[The problem]: All of the material should be reproduced exactly, with pictures left out.

[Source material]:
>>>>>
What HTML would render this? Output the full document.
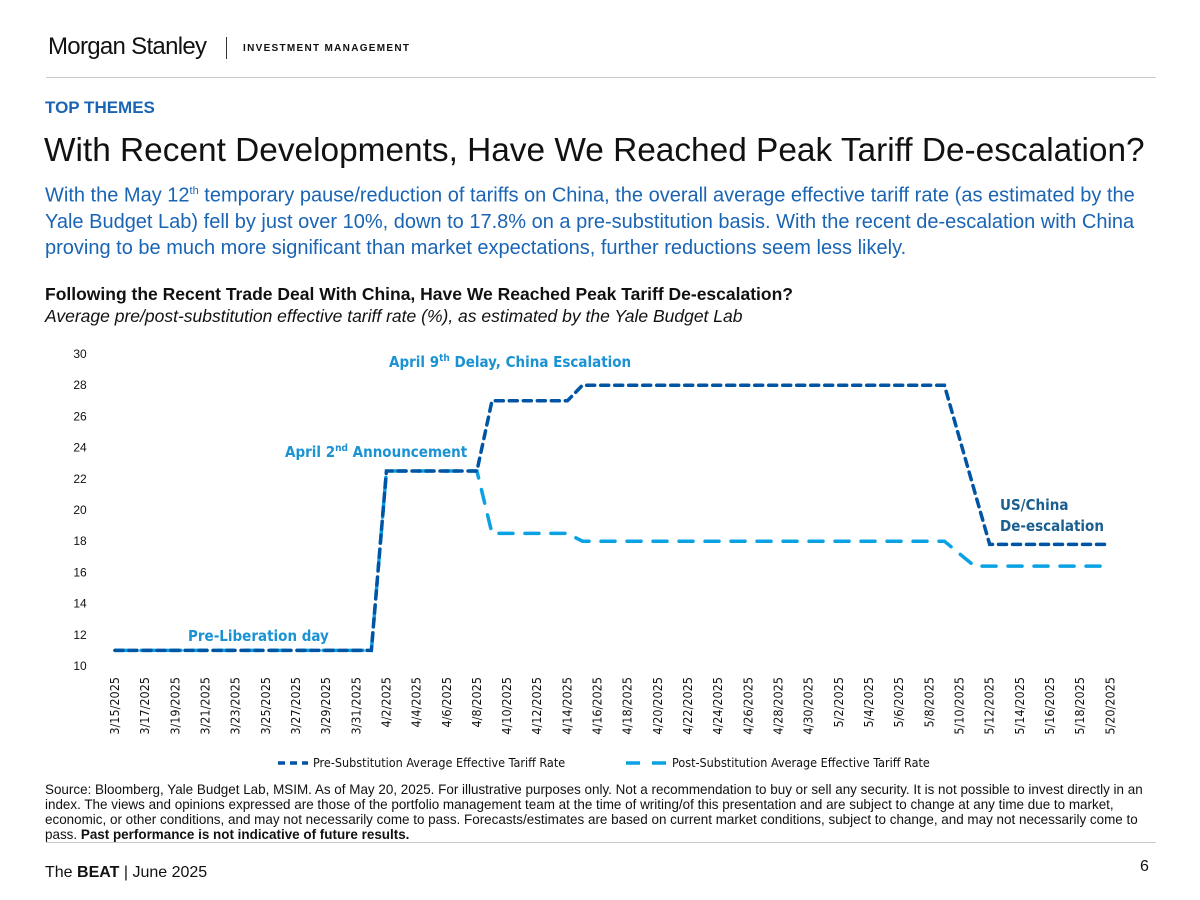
<!DOCTYPE html>
<html><head><meta charset="utf-8">
<style>
body{margin:0;width:1200px;height:900px;background:#fff;font-family:"Liberation Sans",sans-serif;position:relative;overflow:hidden}
.abs{position:absolute}
</style></head><body>
<div class="abs" style="left:48px;top:33px;font-size:24px;color:#111;letter-spacing:-0.7px">Morgan Stanley</div>
<div class="abs" style="left:226px;top:37px;width:1px;height:22px;background:#333"></div>
<div class="abs" style="left:243px;top:43px;font-size:10px;font-weight:bold;letter-spacing:1.3px;color:#111">INVESTMENT MANAGEMENT</div>
<div class="abs" style="left:46px;top:77px;width:1110px;height:1px;background:#ccc"></div>
<div class="abs" style="left:45px;top:98px;font-size:17px;font-weight:bold;color:#1a64b4">TOP THEMES</div>
<div class="abs" style="left:44px;top:132px;font-size:33.4px;color:#111">With Recent Developments, Have We Reached Peak Tariff De-escalation?</div>
<div class="abs" style="left:45px;top:178px;width:1124px;font-size:20px;line-height:26px;color:#1a64b4">With the May 12<sup style="font-size:11px">th</sup> temporary pause/reduction of tariffs on China, the overall average effective tariff rate (as estimated by the Yale Budget Lab) fell by just over 10%, down to 17.8% on a pre-substitution basis. With the recent de-escalation with China proving to be much more significant than market expectations, further reductions seem less likely.</div>
<div class="abs" style="left:45px;top:284px;font-size:17.5px;font-weight:bold;color:#111">Following the Recent Trade Deal With China, Have We Reached Peak Tariff De-escalation?</div>
<div class="abs" style="left:45px;top:306px;font-size:17.5px;font-style:italic;color:#111">Average pre/post-substitution effective tariff rate (%), as estimated by the Yale Budget Lab</div>

<svg class="abs" style="left:0;top:0" width="1200" height="900" id="chart"></svg>

<div class="abs" style="left:45px;top:782px;width:1112px;font-size:13.45px;line-height:15px;color:#111">Source: Bloomberg, Yale Budget Lab, MSIM. As of May 20, 2025. For illustrative purposes only. Not a recommendation to buy or sell any security. It is not possible to invest directly in an index. The views and opinions expressed are those of the portfolio management team at the time of writing/of this presentation and are subject to change at any time due to market, economic, or other conditions, and may not necessarily come to pass.  Forecasts/estimates are based on current market conditions, subject to change, and may not necessarily come to pass. <b>Past performance is not indicative of future results.</b></div>
<div class="abs" style="left:46px;top:842px;width:1110px;height:1px;background:#ccc"></div>
<div class="abs" style="left:45px;top:864px;font-size:16px;color:#111">The <b>BEAT</b> | June 2025</div>
<div class="abs" style="left:1140px;top:858px;font-size:16px;color:#111">6</div>

<script>
const preDays = [0,17,18,24,25,30,31,55,58,66];
const preVals = [11,11,22.5,22.5,27,27,28,28,17.8,17.8];
const postDays = [0,17,18,24,25,30,31,55,57,66];
const postVals = [11,11,22.5,22.5,18.5,18.5,18,18,16.4,16.4];
const yTicks = [10,12,14,16,18,20,22,24,26,28,30];
const xLabels = ["3/15/2025","3/17/2025","3/19/2025","3/21/2025","3/23/2025","3/25/2025","3/27/2025","3/29/2025","3/31/2025","4/2/2025","4/4/2025","4/6/2025","4/8/2025","4/10/2025","4/12/2025","4/14/2025","4/16/2025","4/18/2025","4/20/2025","4/22/2025","4/24/2025","4/26/2025","4/28/2025","4/30/2025","5/2/2025","5/4/2025","5/6/2025","5/8/2025","5/10/2025","5/12/2025","5/14/2025","5/16/2025","5/18/2025","5/20/2025"];

const NS="http://www.w3.org/2000/svg";
const svg=document.getElementById('chart');
const x=d=>115+d*15.08;
const y=v=>666-(v-10)*15.6;
function mk(tag,attrs,txt){const e=document.createElementNS(NS,tag);for(const k in attrs)e.setAttribute(k,attrs[k]);if(txt!=null)e.textContent=txt;svg.appendChild(e);return e;}

yTicks.forEach(t=>{
  const e=mk('text',{x:80,y:y(t)+4,'font-size':12,'text-anchor':'middle',fill:'#111','font-family':'Liberation Sans, sans-serif'},t);
  
  
});
xLabels.forEach((l,i)=>{
  const cx=x(i*2)+4, cy=677;
  const e=mk('text',{x:cx,y:cy,'font-size':12.5,'text-anchor':'end',fill:'#111',transform:`rotate(-90 ${cx} ${cy})`,'font-family':'DejaVu Sans Condensed, Liberation Sans Narrow, sans-serif'},l);
  
  
});
function line(days,vals,color,dash,name){
  const p=mk('polyline',{points:days.map((d,i)=>x(d)+','+y(vals[i])).join(' '),fill:'none',stroke:color,'stroke-width':3.5,'stroke-dasharray':dash,'stroke-linecap':'round'});
  
  
}
line(postDays,postVals,'#0aa2e2','14 12','post-substitution-line');
line(preDays,preVals,'#0054a4','8 6','pre-substitution-line');

function ann(tx,ty,main,sup,rest,color,name){
  const e=mk('text',{x:tx,y:ty,'font-size':15,'font-weight':'bold',fill:color,'font-family':'DejaVu Sans Condensed, Liberation Sans, sans-serif'});
  
  
  e.appendChild(document.createTextNode(main));
  if(sup){const s=document.createElementNS(NS,'tspan');s.setAttribute('font-size',10);s.setAttribute('dy',-6);s.textContent=sup;e.appendChild(s);
    const r=document.createElementNS(NS,'tspan');r.setAttribute('dy',6);r.textContent=rest;e.appendChild(r);}
}
ann(389,367,'April 9','th',' Delay, China Escalation','#1a92d4','annotation-april-9');
ann(285,457,'April 2','nd',' Announcement','#1a92d4','annotation-april-2');
ann(188,641,'Pre-Liberation day',null,null,'#1a92d4','annotation-pre-liberation');
ann(1000,510,'US/China',null,null,'#1a5f8f','annotation-us-china');
ann(1000,531,'De-escalation',null,null,'#1a5f8f','annotation-de-escalation');

const l1=mk('line',{x1:278,y1:763,x2:308,y2:763,stroke:'#0054a4','stroke-width':3.5,'stroke-dasharray':'7 5'});


const t1=mk('text',{x:313,y:767,'font-size':12.5,fill:'#111','font-family':'DejaVu Sans Condensed, Liberation Sans, sans-serif'},'Pre-Substitution Average Effective Tariff Rate');


const l2=mk('line',{x1:626,y1:763,x2:666,y2:763,stroke:'#0aa2e2','stroke-width':3.5,'stroke-dasharray':'14 12'});


const t2=mk('text',{x:672,y:767,'font-size':12.5,fill:'#111','font-family':'DejaVu Sans Condensed, Liberation Sans, sans-serif'},'Post-Substitution Average Effective Tariff Rate');


</script>
</body></html>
<<<<<
[Full solution]:
What HTML would render this? Output the full document.
<!DOCTYPE html>
<html><head><meta charset="utf-8">
<style>
body{margin:0;width:1200px;height:900px;background:#fff;font-family:"Liberation Sans",sans-serif;position:relative;overflow:hidden}
.abs{position:absolute}
</style></head><body>
<div class="abs" style="left:48px;top:33px;font-size:24px;color:#111;letter-spacing:-0.7px">Morgan Stanley</div>
<div class="abs" style="left:226px;top:37px;width:1px;height:22px;background:#333"></div>
<div class="abs" style="left:243px;top:43px;font-size:10px;font-weight:bold;letter-spacing:1.3px;color:#111">INVESTMENT MANAGEMENT</div>
<div class="abs" style="left:46px;top:77px;width:1110px;height:1px;background:#ccc"></div>
<div class="abs" style="left:45px;top:98px;font-size:17px;font-weight:bold;color:#1a64b4">TOP THEMES</div>
<div class="abs" style="left:44px;top:132px;font-size:33.4px;color:#111">With Recent Developments, Have We Reached Peak Tariff De-escalation?</div>
<div class="abs" style="left:45px;top:178px;width:1124px;font-size:20px;line-height:26px;color:#1a64b4">With the May 12<sup style="font-size:11px">th</sup> temporary pause/reduction of tariffs on China, the overall average effective tariff rate (as estimated by the Yale Budget Lab) fell by just over 10%, down to 17.8% on a pre-substitution basis. With the recent de-escalation with China proving to be much more significant than market expectations, further reductions seem less likely.</div>
<div class="abs" style="left:45px;top:284px;font-size:17.5px;font-weight:bold;color:#111">Following the Recent Trade Deal With China, Have We Reached Peak Tariff De-escalation?</div>
<div class="abs" style="left:45px;top:306px;font-size:17.5px;font-style:italic;color:#111">Average pre/post-substitution effective tariff rate (%), as estimated by the Yale Budget Lab</div>

<svg class="abs" style="left:0;top:0" width="1200" height="900" id="chart"></svg>

<div class="abs" style="left:45px;top:782px;width:1112px;font-size:13.45px;line-height:15px;color:#111">Source: Bloomberg, Yale Budget Lab, MSIM. As of May 20, 2025. For illustrative purposes only. Not a recommendation to buy or sell any security. It is not possible to invest directly in an index. The views and opinions expressed are those of the portfolio management team at the time of writing/of this presentation and are subject to change at any time due to market, economic, or other conditions, and may not necessarily come to pass.  Forecasts/estimates are based on current market conditions, subject to change, and may not necessarily come to pass. <b>Past performance is not indicative of future results.</b></div>
<div class="abs" style="left:46px;top:842px;width:1110px;height:1px;background:#ccc"></div>
<div class="abs" style="left:45px;top:864px;font-size:16px;color:#111">The <b>BEAT</b> | June 2025</div>
<div class="abs" style="left:1140px;top:858px;font-size:16px;color:#111">6</div>

<script>
const preDays = [0,17,18,24,25,30,31,55,58,66];
const preVals = [11,11,22.5,22.5,27,27,28,28,17.8,17.8];
const postDays = [0,17,18,24,25,30,31,55,57,66];
const postVals = [11,11,22.5,22.5,18.5,18.5,18,18,16.4,16.4];
const yTicks = [10,12,14,16,18,20,22,24,26,28,30];
const xLabels = ["3/15/2025","3/17/2025","3/19/2025","3/21/2025","3/23/2025","3/25/2025","3/27/2025","3/29/2025","3/31/2025","4/2/2025","4/4/2025","4/6/2025","4/8/2025","4/10/2025","4/12/2025","4/14/2025","4/16/2025","4/18/2025","4/20/2025","4/22/2025","4/24/2025","4/26/2025","4/28/2025","4/30/2025","5/2/2025","5/4/2025","5/6/2025","5/8/2025","5/10/2025","5/12/2025","5/14/2025","5/16/2025","5/18/2025","5/20/2025"];

const NS="http://www.w3.org/2000/svg";
const svg=document.getElementById('chart');
const x=d=>115+d*15.08;
const y=v=>666-(v-10)*15.6;
function mk(tag,attrs,txt){const e=document.createElementNS(NS,tag);for(const k in attrs)e.setAttribute(k,attrs[k]);if(txt!=null)e.textContent=txt;svg.appendChild(e);return e;}

yTicks.forEach(t=>{
  const e=mk('text',{x:80,y:y(t)+4,'font-size':12,'text-anchor':'middle',fill:'#111','font-family':'Liberation Sans, sans-serif'},t);
  
  
});
xLabels.forEach((l,i)=>{
  const cx=x(i*2)+4, cy=677;
  const e=mk('text',{x:cx,y:cy,'font-size':12.5,'text-anchor':'end',fill:'#111',transform:`rotate(-90 ${cx} ${cy})`,'font-family':'DejaVu Sans Condensed, Liberation Sans Narrow, sans-serif'},l);
  
  
});
function line(days,vals,color,dash,name){
  const p=mk('polyline',{points:days.map((d,i)=>x(d)+','+y(vals[i])).join(' '),fill:'none',stroke:color,'stroke-width':3.5,'stroke-dasharray':dash,'stroke-linecap':'round'});
  
  
}
line(postDays,postVals,'#0aa2e2','14 12','post-substitution-line');
line(preDays,preVals,'#0054a4','8 6','pre-substitution-line');

function ann(tx,ty,main,sup,rest,color,name){
  const e=mk('text',{x:tx,y:ty,'font-size':15,'font-weight':'bold',fill:color,'font-family':'DejaVu Sans Condensed, Liberation Sans, sans-serif'});
  
  
  e.appendChild(document.createTextNode(main));
  if(sup){const s=document.createElementNS(NS,'tspan');s.setAttribute('font-size',10);s.setAttribute('dy',-6);s.textContent=sup;e.appendChild(s);
    const r=document.createElementNS(NS,'tspan');r.setAttribute('dy',6);r.textContent=rest;e.appendChild(r);}
}
ann(389,367,'April 9','th',' Delay, China Escalation','#1a92d4','annotation-april-9');
ann(285,457,'April 2','nd',' Announcement','#1a92d4','annotation-april-2');
ann(188,641,'Pre-Liberation day',null,null,'#1a92d4','annotation-pre-liberation');
ann(1000,510,'US/China',null,null,'#1a5f8f','annotation-us-china');
ann(1000,531,'De-escalation',null,null,'#1a5f8f','annotation-de-escalation');

const l1=mk('line',{x1:278,y1:763,x2:308,y2:763,stroke:'#0054a4','stroke-width':3.5,'stroke-dasharray':'7 5'});


const t1=mk('text',{x:313,y:767,'font-size':12.5,fill:'#111','font-family':'DejaVu Sans Condensed, Liberation Sans, sans-serif'},'Pre-Substitution Average Effective Tariff Rate');


const l2=mk('line',{x1:626,y1:763,x2:666,y2:763,stroke:'#0aa2e2','stroke-width':3.5,'stroke-dasharray':'14 12'});


const t2=mk('text',{x:672,y:767,'font-size':12.5,fill:'#111','font-family':'DejaVu Sans Condensed, Liberation Sans, sans-serif'},'Post-Substitution Average Effective Tariff Rate');


</script>
</body></html>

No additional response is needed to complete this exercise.